Painful to watch, these scenes endear an audience to the characters tussling in the sheets because they're down-to-earth and relatable. Such candour is a relief, if not revolutionary, in the face of some anxieties we're having culturally around sex right now. First off, the limitless reams of online porn that imply good sex just happens and (more problematically) suggest that berserk porn-star sex is the norm. We worry about the impact of these torqued depictions on our intimate lives: What gets deposited into the mental slide show and how does it tweak our behaviour?

Aside from grappling with porny expectations, there's also "sex positivity" to contend with: bouncy sex-shop staff and irksome trend pieces touting rim jobs and pegging for open-minded heteros (no pressure).

The clumsy lovers appearing on TV lately are a refreshing antidote. They experiment and often fail miserably with various sex toys, positions and configurations of partners. They mirror our sexual anxieties right back at us.

"It's wonderful to show characters struggling with sexual moments. There's a great need for straight-up pornography but people also want to see their own lives reflected, their own mistakes and triumphs," says Mo Ryan, television critic for the Huffington Post.

"We are living in a dirty honest TV wonderland," New Yorker magazine TV critic Emily Nussbaum tweeted about the comedy drama Transparent, which pivots around a family's discovery that the patriarch is transgender, but has a number of B storylines involving actress Gaby Hoffman's unkempt pubic hair.

Today's visceral imagery had no place in the "lovemaking" sex scenes of yore – "the glossy lighting, the perfect bodies, there's always a curtain blowing," Ryan recalls about the cheesy backlit eroticism of Top Gun and its ilk. "It was so predictable and boring. Since I was 12, I've seen the same scene thousands of times. Can we have a little funeral ceremony for it?"

There's no trace of billowing curtains or lilting soundtracks in the current crop of comedies pushing the envelope – "None of this garbage of a hot kiss cut to the afterglow and the L-shaped sheets," a colleague (and huge Broad City fan) pointed out recently.

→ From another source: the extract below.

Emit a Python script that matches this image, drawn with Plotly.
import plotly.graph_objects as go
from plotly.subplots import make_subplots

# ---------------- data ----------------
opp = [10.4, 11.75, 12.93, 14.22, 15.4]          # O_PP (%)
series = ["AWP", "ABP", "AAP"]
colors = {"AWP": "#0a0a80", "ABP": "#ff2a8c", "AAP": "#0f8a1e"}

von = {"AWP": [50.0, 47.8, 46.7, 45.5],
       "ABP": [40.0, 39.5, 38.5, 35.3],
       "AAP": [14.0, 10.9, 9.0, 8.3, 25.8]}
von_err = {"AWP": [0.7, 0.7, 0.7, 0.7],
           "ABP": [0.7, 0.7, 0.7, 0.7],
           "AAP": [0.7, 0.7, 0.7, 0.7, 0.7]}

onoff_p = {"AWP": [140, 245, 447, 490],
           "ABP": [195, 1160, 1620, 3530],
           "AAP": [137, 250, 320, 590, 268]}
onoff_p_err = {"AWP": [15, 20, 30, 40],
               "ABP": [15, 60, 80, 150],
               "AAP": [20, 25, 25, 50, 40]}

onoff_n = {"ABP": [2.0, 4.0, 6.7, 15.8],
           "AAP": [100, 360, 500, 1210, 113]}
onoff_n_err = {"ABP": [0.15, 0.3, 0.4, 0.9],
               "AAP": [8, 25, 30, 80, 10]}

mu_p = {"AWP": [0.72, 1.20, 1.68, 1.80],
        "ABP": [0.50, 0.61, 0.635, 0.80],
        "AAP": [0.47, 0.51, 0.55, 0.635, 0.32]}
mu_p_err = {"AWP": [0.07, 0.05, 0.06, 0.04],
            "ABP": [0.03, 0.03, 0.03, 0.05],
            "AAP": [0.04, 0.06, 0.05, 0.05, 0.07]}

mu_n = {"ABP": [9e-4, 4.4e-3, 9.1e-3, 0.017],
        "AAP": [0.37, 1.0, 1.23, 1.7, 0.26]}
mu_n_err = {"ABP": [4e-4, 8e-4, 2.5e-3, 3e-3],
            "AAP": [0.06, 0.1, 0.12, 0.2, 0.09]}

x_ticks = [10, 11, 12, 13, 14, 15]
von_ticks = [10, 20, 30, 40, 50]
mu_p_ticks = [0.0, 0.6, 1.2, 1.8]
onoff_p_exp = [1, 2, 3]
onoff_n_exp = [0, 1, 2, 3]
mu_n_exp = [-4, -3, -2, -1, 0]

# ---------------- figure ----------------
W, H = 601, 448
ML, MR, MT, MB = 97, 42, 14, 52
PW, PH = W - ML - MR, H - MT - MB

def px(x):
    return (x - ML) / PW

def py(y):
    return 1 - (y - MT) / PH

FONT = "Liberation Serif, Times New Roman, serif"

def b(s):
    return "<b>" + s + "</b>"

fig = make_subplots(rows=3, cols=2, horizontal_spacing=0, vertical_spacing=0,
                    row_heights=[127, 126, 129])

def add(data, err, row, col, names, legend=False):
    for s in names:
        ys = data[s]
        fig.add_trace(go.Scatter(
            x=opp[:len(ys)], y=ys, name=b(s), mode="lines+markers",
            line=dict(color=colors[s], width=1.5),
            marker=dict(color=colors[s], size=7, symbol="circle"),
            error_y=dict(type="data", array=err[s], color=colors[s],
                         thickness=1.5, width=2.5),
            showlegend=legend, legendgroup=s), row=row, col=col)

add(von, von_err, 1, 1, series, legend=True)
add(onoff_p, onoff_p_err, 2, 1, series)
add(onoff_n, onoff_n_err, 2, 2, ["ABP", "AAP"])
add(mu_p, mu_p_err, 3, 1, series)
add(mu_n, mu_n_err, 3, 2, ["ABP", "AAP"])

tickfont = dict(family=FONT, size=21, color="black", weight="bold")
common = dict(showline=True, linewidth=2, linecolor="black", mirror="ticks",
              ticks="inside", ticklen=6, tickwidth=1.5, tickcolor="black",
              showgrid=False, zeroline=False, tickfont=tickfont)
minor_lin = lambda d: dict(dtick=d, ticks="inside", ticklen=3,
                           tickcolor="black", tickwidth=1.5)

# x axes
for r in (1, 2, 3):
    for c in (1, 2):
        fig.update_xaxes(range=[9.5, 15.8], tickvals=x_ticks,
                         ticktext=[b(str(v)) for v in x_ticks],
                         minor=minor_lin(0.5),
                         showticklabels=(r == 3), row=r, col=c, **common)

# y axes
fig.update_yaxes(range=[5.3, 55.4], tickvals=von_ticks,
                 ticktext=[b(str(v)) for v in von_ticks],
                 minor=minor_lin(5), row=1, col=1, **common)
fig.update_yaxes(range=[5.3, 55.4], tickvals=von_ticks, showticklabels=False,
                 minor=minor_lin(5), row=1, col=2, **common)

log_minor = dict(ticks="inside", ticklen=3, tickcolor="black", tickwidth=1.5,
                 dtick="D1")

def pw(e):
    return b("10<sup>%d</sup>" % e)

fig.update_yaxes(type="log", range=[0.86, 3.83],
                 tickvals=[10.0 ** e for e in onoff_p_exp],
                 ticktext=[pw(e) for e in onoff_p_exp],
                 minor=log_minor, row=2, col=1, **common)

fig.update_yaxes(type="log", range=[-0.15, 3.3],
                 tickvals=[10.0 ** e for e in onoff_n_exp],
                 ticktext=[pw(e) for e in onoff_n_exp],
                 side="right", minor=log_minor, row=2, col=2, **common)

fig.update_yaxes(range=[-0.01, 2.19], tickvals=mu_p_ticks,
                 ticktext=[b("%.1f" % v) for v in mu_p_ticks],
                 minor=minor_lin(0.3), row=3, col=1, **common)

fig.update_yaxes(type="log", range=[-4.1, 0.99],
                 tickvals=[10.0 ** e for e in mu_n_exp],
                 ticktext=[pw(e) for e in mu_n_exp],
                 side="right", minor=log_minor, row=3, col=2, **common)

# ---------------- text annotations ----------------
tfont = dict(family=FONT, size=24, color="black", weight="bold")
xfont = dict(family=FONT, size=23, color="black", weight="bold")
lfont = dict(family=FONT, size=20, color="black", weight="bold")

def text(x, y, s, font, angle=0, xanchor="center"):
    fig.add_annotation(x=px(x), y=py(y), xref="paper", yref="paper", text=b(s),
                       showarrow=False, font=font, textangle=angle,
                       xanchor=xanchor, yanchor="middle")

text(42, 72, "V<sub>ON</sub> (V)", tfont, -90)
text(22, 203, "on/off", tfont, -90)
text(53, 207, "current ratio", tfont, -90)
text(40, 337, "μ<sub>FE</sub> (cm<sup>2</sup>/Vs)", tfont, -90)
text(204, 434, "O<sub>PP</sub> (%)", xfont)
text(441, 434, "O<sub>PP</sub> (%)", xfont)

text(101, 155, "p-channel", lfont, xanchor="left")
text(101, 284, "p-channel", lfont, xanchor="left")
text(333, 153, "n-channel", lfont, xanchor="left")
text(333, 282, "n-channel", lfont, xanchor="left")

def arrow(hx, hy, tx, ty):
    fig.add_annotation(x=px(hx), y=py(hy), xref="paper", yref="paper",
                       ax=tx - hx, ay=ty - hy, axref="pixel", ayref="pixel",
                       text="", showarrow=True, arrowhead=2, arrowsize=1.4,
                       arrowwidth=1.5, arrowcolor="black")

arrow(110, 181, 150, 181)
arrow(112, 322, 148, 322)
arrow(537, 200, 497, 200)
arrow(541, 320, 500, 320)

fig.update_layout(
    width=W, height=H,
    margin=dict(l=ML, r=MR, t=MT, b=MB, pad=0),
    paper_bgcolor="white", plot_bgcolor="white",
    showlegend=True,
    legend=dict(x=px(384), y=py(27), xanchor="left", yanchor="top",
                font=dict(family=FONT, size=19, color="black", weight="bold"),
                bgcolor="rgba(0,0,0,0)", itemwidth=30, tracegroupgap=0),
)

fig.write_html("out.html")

Sex scenes used to be a decoration or a prize for the protagonist and little else. Now, they're a potent storytelling device. "What's great about the current era is that people's vulnerabilities can be revealed," Ryan says. "If you show a one-minute scene of people in bed having an issue, fight or finding that they have differing desires, that's great for making us care about those characters."

The way we depict intimacy onscreen also reflects how we consider it in our own lives. Sonia Saraiya, television critic at Salon, said the new shows balance fantasy with the "indignities and gross and great realities" of sex. "You can't just opt out. The awkwardness and difficulty are there the whole time." She believes the rise of less idealized sex on TV (among young, single characters and marrieds with children alike) might have to do with the show creators, many of whom are women. "We get to see the particular frustrations and hilarities that go along with that," Saraiya says of the female perspective.

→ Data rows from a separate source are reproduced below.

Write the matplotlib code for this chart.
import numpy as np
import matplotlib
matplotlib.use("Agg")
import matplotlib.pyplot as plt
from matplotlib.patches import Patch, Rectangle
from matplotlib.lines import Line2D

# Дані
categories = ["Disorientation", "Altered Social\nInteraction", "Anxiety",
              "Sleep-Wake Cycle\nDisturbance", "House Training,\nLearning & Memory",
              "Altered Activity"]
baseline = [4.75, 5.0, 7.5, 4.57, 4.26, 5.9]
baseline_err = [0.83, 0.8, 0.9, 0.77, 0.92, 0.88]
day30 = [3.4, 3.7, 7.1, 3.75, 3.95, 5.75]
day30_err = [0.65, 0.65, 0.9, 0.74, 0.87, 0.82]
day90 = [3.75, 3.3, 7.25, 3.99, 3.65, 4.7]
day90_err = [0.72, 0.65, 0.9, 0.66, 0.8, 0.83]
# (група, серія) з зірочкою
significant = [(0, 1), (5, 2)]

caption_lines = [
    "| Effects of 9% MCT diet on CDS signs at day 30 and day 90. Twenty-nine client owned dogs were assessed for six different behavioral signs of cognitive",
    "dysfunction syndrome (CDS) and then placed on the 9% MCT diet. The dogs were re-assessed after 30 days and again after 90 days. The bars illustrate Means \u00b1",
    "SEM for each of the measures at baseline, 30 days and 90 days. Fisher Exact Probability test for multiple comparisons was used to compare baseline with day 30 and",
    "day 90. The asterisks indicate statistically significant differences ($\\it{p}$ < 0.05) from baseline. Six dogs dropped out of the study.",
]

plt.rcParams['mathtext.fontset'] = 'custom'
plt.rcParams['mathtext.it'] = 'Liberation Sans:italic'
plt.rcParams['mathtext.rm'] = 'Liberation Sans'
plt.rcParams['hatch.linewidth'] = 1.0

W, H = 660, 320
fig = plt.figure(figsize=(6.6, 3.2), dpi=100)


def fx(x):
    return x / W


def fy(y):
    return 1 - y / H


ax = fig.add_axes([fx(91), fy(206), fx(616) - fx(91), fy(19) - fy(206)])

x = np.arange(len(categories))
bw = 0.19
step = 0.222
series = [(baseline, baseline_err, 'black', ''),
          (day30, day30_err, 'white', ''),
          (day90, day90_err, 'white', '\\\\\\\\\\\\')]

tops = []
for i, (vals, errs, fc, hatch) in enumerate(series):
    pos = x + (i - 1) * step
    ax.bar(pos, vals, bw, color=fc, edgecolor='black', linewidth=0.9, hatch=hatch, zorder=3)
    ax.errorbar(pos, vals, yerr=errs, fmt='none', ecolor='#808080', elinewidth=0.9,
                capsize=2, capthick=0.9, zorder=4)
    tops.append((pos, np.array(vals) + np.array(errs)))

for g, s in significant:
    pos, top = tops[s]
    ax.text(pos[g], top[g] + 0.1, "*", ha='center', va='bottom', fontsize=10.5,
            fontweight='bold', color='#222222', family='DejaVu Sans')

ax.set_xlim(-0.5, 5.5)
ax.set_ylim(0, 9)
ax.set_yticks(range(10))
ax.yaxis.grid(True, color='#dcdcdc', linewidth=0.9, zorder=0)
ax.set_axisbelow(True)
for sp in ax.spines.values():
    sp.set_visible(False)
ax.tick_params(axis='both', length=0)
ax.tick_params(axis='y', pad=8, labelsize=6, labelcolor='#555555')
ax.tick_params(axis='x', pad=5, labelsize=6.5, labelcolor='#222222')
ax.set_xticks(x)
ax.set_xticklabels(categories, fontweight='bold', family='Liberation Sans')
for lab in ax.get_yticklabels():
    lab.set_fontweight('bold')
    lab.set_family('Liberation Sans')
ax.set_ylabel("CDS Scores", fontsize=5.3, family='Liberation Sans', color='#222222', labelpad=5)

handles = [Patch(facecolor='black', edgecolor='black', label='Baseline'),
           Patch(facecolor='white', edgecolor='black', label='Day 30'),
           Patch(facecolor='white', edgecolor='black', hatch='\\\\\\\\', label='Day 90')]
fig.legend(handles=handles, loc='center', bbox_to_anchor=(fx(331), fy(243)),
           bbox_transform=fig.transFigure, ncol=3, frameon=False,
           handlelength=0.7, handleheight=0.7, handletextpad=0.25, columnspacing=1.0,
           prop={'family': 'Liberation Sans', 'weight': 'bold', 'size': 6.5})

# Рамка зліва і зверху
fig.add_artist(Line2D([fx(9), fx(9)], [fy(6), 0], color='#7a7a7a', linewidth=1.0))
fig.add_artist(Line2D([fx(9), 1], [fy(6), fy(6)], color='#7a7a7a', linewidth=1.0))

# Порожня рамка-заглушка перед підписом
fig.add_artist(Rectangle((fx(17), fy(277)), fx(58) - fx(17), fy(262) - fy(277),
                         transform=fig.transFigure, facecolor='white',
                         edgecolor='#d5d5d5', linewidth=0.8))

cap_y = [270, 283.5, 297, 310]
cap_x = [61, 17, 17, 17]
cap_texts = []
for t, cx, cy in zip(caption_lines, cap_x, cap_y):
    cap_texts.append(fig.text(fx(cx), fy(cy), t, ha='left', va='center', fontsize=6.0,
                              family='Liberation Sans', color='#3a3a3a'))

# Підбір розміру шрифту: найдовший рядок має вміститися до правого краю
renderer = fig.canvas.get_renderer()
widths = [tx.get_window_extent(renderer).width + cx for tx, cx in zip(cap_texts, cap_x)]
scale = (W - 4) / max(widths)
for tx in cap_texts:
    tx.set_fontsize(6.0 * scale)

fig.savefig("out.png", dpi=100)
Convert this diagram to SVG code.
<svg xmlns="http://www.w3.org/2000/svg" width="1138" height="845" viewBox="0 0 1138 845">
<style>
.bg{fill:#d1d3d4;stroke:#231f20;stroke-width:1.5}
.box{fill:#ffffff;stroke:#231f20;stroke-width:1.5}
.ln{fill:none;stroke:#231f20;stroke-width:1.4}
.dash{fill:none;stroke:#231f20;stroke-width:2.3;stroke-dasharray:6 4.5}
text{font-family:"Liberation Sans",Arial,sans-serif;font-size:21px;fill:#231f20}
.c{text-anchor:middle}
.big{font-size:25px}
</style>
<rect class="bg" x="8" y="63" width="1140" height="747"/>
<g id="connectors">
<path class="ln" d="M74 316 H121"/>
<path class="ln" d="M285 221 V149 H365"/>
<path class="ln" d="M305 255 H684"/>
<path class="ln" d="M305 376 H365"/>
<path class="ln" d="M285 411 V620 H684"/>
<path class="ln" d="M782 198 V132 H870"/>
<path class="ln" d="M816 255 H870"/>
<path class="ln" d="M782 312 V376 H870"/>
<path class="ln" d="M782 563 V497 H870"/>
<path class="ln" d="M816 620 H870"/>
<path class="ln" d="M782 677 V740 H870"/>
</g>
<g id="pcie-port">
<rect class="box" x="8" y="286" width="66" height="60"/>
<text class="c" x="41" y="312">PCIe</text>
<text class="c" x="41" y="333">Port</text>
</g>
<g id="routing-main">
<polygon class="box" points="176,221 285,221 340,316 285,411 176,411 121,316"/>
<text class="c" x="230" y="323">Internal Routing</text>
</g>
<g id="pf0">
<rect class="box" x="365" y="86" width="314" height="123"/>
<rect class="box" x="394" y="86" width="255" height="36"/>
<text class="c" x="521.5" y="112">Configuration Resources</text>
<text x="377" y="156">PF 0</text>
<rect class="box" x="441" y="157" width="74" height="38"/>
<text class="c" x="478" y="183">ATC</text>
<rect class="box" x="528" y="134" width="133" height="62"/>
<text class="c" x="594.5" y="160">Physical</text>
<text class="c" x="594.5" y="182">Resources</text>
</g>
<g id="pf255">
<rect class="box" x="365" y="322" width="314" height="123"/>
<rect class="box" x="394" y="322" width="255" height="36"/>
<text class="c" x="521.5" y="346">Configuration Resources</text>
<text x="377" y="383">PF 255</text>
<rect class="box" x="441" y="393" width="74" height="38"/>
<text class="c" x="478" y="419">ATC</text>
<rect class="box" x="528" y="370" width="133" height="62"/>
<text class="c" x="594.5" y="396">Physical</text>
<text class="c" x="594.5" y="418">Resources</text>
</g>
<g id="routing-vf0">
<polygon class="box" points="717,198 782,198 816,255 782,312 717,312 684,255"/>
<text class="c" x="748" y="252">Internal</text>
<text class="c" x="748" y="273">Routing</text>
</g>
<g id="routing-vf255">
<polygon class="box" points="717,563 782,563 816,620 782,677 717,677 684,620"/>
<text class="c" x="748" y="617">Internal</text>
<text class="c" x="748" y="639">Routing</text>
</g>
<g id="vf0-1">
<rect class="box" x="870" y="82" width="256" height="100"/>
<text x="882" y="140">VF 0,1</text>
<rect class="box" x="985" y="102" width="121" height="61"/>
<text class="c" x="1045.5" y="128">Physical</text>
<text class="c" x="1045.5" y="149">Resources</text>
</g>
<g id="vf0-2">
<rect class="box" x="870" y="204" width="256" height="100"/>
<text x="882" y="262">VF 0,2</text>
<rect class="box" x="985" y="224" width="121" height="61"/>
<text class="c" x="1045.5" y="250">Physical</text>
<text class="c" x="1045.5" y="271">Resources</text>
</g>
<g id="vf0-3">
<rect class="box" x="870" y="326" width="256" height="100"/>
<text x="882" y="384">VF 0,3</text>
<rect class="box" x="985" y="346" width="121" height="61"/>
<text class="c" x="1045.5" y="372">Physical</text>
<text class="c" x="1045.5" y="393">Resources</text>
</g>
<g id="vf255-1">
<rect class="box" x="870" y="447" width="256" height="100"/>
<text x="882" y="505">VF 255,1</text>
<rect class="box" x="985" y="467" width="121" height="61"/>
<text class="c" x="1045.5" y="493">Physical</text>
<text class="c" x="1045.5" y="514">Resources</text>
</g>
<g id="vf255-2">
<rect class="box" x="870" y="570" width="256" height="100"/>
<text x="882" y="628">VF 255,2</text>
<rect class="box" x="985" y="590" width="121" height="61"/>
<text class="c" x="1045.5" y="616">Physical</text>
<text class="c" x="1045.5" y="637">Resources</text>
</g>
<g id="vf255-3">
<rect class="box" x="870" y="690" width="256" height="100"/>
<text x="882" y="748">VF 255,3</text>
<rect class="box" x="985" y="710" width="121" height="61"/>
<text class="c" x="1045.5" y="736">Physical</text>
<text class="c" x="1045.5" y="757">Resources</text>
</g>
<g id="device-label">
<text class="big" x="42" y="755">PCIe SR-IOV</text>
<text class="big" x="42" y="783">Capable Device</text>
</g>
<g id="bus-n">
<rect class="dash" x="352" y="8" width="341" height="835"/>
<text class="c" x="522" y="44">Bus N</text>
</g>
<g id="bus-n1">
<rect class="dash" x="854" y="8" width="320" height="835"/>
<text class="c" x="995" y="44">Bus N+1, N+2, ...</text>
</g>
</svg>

With its vibrating Rabbits and graphic postmortems over brunch, Candace Bushnell's Sex and the City was a forerunner in the genre. Now society treats a far wider swath of sex as normal for women, be it the discussion of female ejaculation in Transparent, created by award-winning director Jill Soloway, or the kitchen rim job in Girls. Critics generally view Lena Dunham's show as a tipping point in the new honest wave, even as some complain about Dunham's near constant nudity and the darker plots involving issues of consent.

Regardless of how you feel about Dunham's writing or her rear end, sexually frank television comedies go beyond prurience and cheap laughs: They're a way into tough subjects. That's healthy for female viewers but should also come as a relief to men, who have traditionally been straitjacketed as sexually virile and adroit onscreen.

"To assume that men are always ready for sex, men will always perform well at sex, men aren't nervous about sex, that puts them in this incredibly constricting place," Ryan says.

With the new honesty, viewers get a clearer window into the sexual lives of others, and their own.